Deepcool was founded in 1996, but it only started to show its gaming face in the U.S. market a few years ago, and it's steadily improved its products ever since. The Quadstellar and the Ark 90 the company has at CES this year continue this trend and show its commitment to innovation, but that's not all that Deepcool is showing this year.
It's Stellar, The Quadstellar
The Quadstellar takes a page out of Deepcool’s history book. Its design is clearly inspired by the Mini-ITX Tristellar case Deepcool launched back in May 2015. However, where the Tristellar had three distinct compartments joined at the center of the case, the Quadstellar’s compartments flow into each other much more. That's why the device suddenly has room for an ATX motherboard and four dual-slot graphics cards.
The motherboard spans from the core of the chassis into one of the compartments, with the graphics cards all located towards the center of the chassis. The additional three cabins consequently offer room for a 280-mm long ATX PSU and up to nine 3.5” hard drives, or twelve 2.5” units and the cooling hardware.
Despite its extravagant shape, cooling shouldn’t be too shabby either, with room for up to a 360mm radiator up front and a 240mm unit at the bottom. The front air intake also has a neat trick up its sleeve: When the internal case temperature rises, it will open up to allow for more air flow.
One thing to note, though, is that the case measures 485 x 485 x 523mm (HxWxD), so it isn't particularly compact.
Deepcool said that the Quadstellar will be available in the May 2017 but gave no indication for pricing. Considering this case ups the ante notably over the $399 MSRP Tristellar, we can only assume that it won’t come cheap, so you’d better start saving up.
The Ark 90 takes a step back and offers a more traditional layout and has a little something that's suddenly become all the rage: tempered glass panels.
The inside of the chassis has room for an E-ATX motherboard, four dual-slot graphics cards, an ATX PSU–which is all standard fare. On top of that, though, Deepcool integrated a Captain 280EX all-in-one liquid cooling system into the case, which goes as far as having a front-mounted flowmeter that spans all the way from the bottom to the top of the chassis.
In addition to the built-in water cooling system, the Ark 90 also has room for 360mm radiators at the top and front of the chassis, as well as a rear-mounted 120mm unit.
To top it off, Deepcool also fitted an RGB lighting system that allows you to simultaneously change the color of the flowmeter, CPU water block, LED strips, and the PSU shroud.
Availability for the Ark 90 is also slated for May 2017, with no word yet on pricing.
The Earlkase And Baronkase
Additionally, for April, Deepcool is launching the Earlkase AND Baronkase. The Earlkase is the Ark 90's smaller brother, sporting room for an ATX board, and it comes with a Captain 140EX liquid cooler pre-installed. It's also split into two parts inside, has LED strips and a flow indicator, and comes with a neat tempered glass side panel.

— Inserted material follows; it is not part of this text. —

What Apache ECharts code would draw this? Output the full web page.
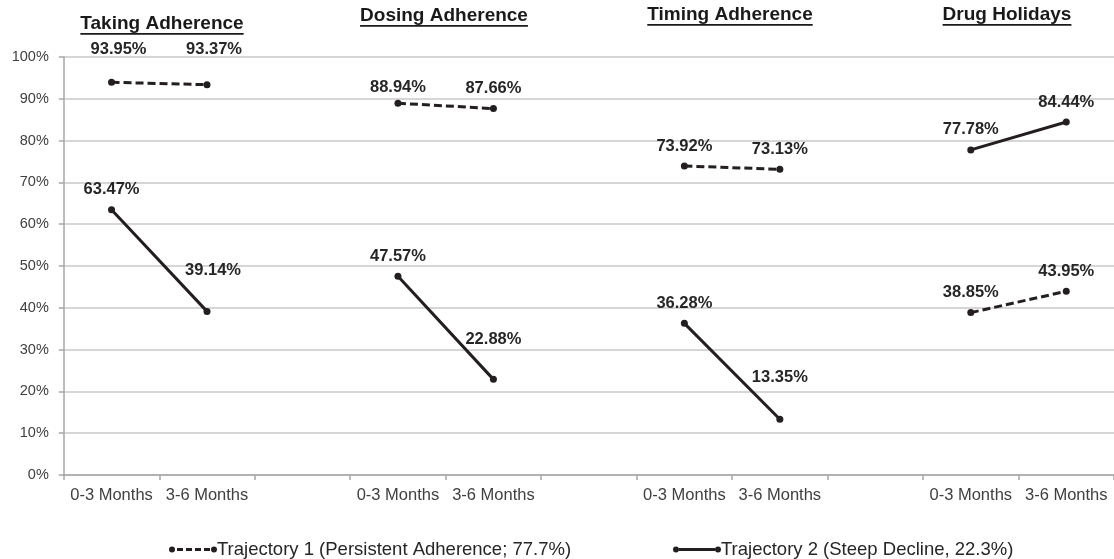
<!DOCTYPE html>
<html>
<head>
<meta charset="utf-8">
<script src="https://cdn.jsdelivr.net/npm/echarts@6/dist/echarts.min.js"></script>
<style>
html,body{margin:0;padding:0;background:#fff;}
#chart{width:1114px;height:559px;}
</style>
</head>
<body>
<div id="chart"></div>
<script>
// ---- data ----
const categories = ['0-3 Months','3-6 Months','','0-3 Months','3-6 Months','','0-3 Months','3-6 Months','','0-3 Months','3-6 Months'];
const groupTitles = ['Taking Adherence','Dosing Adherence','Timing Adherence','Drug Holidays'];
const seriesNames = ['Trajectory 1 (Persistent Adherence; 77.7%)','Trajectory 2 (Steep Decline, 22.3%)'];
const trajectory1 = [93.95, 93.37, null, 88.94, 87.66, null, 73.92, 73.13, null, 38.85, 43.95];
const trajectory2 = [63.47, 39.14, null, 47.57, 22.88, null, 36.28, 13.35, null, 77.78, 84.44];
const yTicks = [0,10,20,30,40,50,60,70,80,90,100];

// ---- label placement (style, not data) ----
const labelOffset1 = [[7,-13],[7,-15],null,[0,4],[0,0],null,[0,0],[0,0],null,[0,0],[0,0]];
const labelOffset2 = [[0,0],[6,-21],null,[0,0],[0,-20],null,[0,0],[0,-22],null,[0,0],[0,0]];

const lineColor = '#231f20';
const FONT = '"Liberation Sans", Arial, sans-serif';
const chart = echarts.init(document.getElementById('chart'), null, {renderer:'canvas'});

function buildData(vals, offs){
  return vals.map((v,i)=>{
    if(v===null) return null;
    return {value:v, label:{offset: offs[i] || [0,0]}};
  });
}

function legendIcon(dashed){
  const c1 = 'M0,4a3,3 0 1,0 6,0a3,3 0 1,0 -6,0Z';
  const c2 = 'M42,4a3,3 0 1,0 6,0a3,3 0 1,0 -6,0Z';
  let mid;
  if(dashed){
    mid = 'M8,2.6L14,2.6L14,5.4L8,5.4Z M17,2.6L23,2.6L23,5.4L17,5.4Z M26,2.6L32,2.6L32,5.4L26,5.4Z M35,2.6L41,2.6L41,5.4L35,5.4Z';
  } else {
    mid = 'M6,2.6L42,2.6L42,5.4L6,5.4Z';
  }
  return 'path://' + c1 + ' ' + mid + ' ' + c2;
}

const labelStyle = {
  show:true, position:'top', distance:8,
  fontFamily:FONT, fontWeight:'bold', fontSize:16.5, color:'#262626',
  formatter: p => p.value.toFixed(2) + '%'
};

// title positions (text layout)
const titlePos = [[162,25],[444,17],[730,16],[1007,16]];
const titleFont = 'bold 19px "Liberation Sans", Arial, sans-serif';
const mctx = document.createElement('canvas').getContext('2d');
mctx.font = titleFont;
const graphics = [];
groupTitles.forEach((t,i)=>{
  const w = mctx.measureText(t).width;
  const [cx,cy] = titlePos[i];
  graphics.push({type:'text', left:cx-w/2, top:cy-11, style:{text:t, font:titleFont, fill:'#1a1a1a'}});
  graphics.push({type:'rect', shape:{x:cx-w/2, y:cy+8, width:w, height:1.8}, style:{fill:'#1a1a1a'}});
});

const legendText = {fontFamily:FONT, fontSize:18.5, color:'#262626', padding:[0,0,0,-5]};
const option = {
  animation:false,
  backgroundColor:'#fff',
  grid:{left:63.8, width:1054.4, top:57, height:418, containLabel:false},
  legend:[
    {data:[{name:seriesNames[0], icon:legendIcon(true)}], left:164, top:535, itemWidth:48, itemHeight:8, itemGap:0, textStyle:legendText},
    {data:[{name:seriesNames[1], icon:legendIcon(false)}], left:668, top:535, itemWidth:48, itemHeight:8, itemGap:0, textStyle:legendText}
  ],
  xAxis:{
    type:'category', data:categories, boundaryGap:true,
    axisLine:{lineStyle:{color:'#a6a6a6', width:1.5}},
    axisTick:{show:true, length:5, interval:0, lineStyle:{color:'#a6a6a6', width:1.5}},
    axisLabel:{interval:0, margin:12, fontFamily:FONT, fontSize:16.5, color:'#404040'},
    splitLine:{show:false}
  },
  yAxis:{
    type:'value', min:yTicks[0], max:yTicks[yTicks.length-1], interval:yTicks[1]-yTicks[0],
    axisLine:{show:true, lineStyle:{color:'#a6a6a6', width:1.5}},
    axisTick:{show:true, length:5, lineStyle:{color:'#a6a6a6', width:1.5}},
    axisLabel:{margin:15, formatter:'{value}%', fontFamily:FONT, fontSize:14.5, color:'#404040'},
    splitLine:{show:true, lineStyle:{color:'#c8c8c8', width:1.5}}
  },
  series:[
    {name:seriesNames[0], type:'line', data:buildData(trajectory1,labelOffset1), connectNulls:false,
     symbol:'circle', symbolSize:7, color:lineColor,
     itemStyle:{color:lineColor}, lineStyle:{color:lineColor, width:3, type:[8,4]},
     label:labelStyle},
    {name:seriesNames[1], type:'line', data:buildData(trajectory2,labelOffset2), connectNulls:false,
     symbol:'circle', symbolSize:7, color:lineColor,
     itemStyle:{color:lineColor}, lineStyle:{color:lineColor, width:3, type:'solid'},
     label:labelStyle}
  ],
  graphic:graphics
};
chart.setOption(option);
</script>
</body>
</html>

The Baronkase takes a different approach with a smaller chassis, but it will still house an ATX board. It comes with a Captain 120EX liquid cooler installed and RGB lighting effects.
Pricing for these cases will sit at $150 and $130 for the Earlkase and Baronkase, respectively.
And Some RGB Goodies
To top it off, Deepcool is also presenting two new RGB fans and an RGB Captain liquid cooler at the show. The MF120 and MF120GT RGB come with aluminum alloy frames, but the MF120 has a "frameless" design. They'll have PWM control support over a range from 500-2,200 RPM, and RGB lighting support through the GS control app.
The Captain EX RGB follows the same design principle of the existing Captain liquid coolers, carrying all the same features, but packing RGB lighting into the already attention-grabbing CPU block. You'll be able to control the lighting with the included controller, or through RGB headers on supporting motherboards.
The fan kits will ship in April for $89 and $99 for three-packs of the MF120 and MF120GT, respectively, whereas the Captain 120EX RGB and Captain 240EX RGB will be available in March for $100 and $130.